Unfortunately, this situation tends not to be recognized by institutions such as the World Bank, UNDP, and others, and in many ODA programs, which tend to take for granted that what is needed is to reinforce existing programs and to build capacity along conventional "western" lines. What is missing is a critical appreciation of the profound shortcomings of conventional approaches and a failure to encourage national and sub-national agencies to re-appraise their programs relative to specific management needs for data, and to take advantage of more sustainable and cost-effective ways of doing business. Unfortunately, the current situation results in loan and ODA programs that focus on data programs in the more advanced developing countries tend to reinforce existing inefficiencies, and in less advanced developing countries, the effect is to reinforce aspirations for a "western-style" program that will lock the country into an expensive, usually unsustainable, and technically inferior (relative to current alternatives) program.

As examples of this situation, in a recent program of the World Bank in one large developing country, "modernization" of monitoring was largely linked to procurement of advanced equipment and laboratory infrastructure which local experts say is unlikely to have much impact on the types of data that are really needed for decision-making. The decisions appear to have been largely driven by in-country technical staff for who advanced facilities were out of reach and who had no responsibility for the larger issues of program efficiency or relevancy.

In contrast, a World Bank program in Mexico responded to the Mexican government's desire to fundamentally restructure the national water program with the result that water quality data program and related legal and institutional change, was measurably more efficient and effective and was able to effect a savings of 66% of the amount that the national agency originally requested to extend its existing program (Ongley and Barrios, 1997). The solution to this situation is a process now referred to as "modernization" of water quality programs (Ongley, 1997, 1998). This addresses policy, institutional, legal and technical components of water quality programs.

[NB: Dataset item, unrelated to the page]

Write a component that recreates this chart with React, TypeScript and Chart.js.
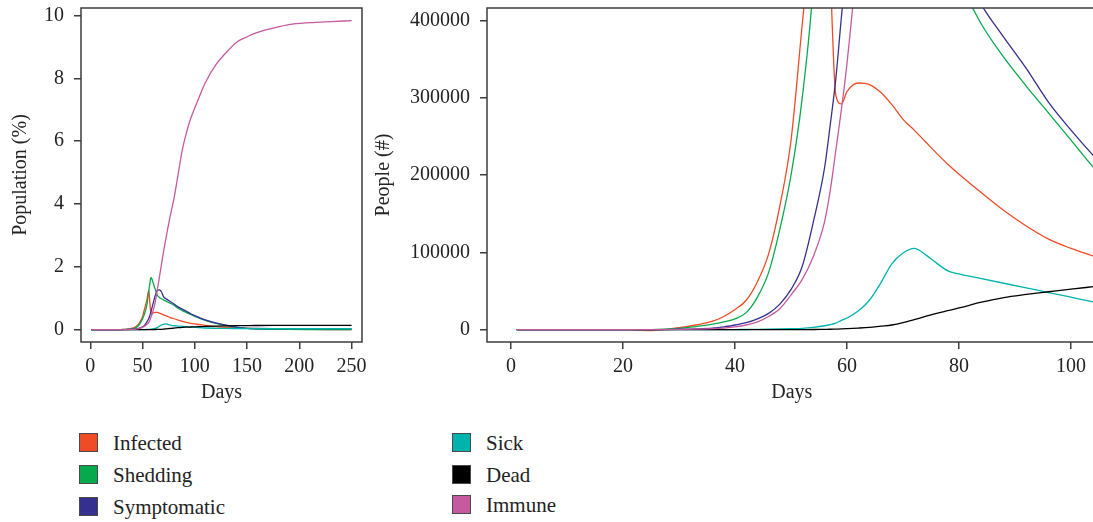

It also takes advantage of a large number of improvements in monitoring and assessment technologies that reduce costs, increase efficiencies, improve accuracy, and focus programs on meaningful data objectives. Because multilateral agencies have not, generally, recognized the seriousness of the data problem, even for their own lending programs, there remains a lack of written practical guidelines for carrying out the modernization process. Such funding problems continue to be a major barrier to improving the water quality and thus, the quality of life for millions of women and children across the world.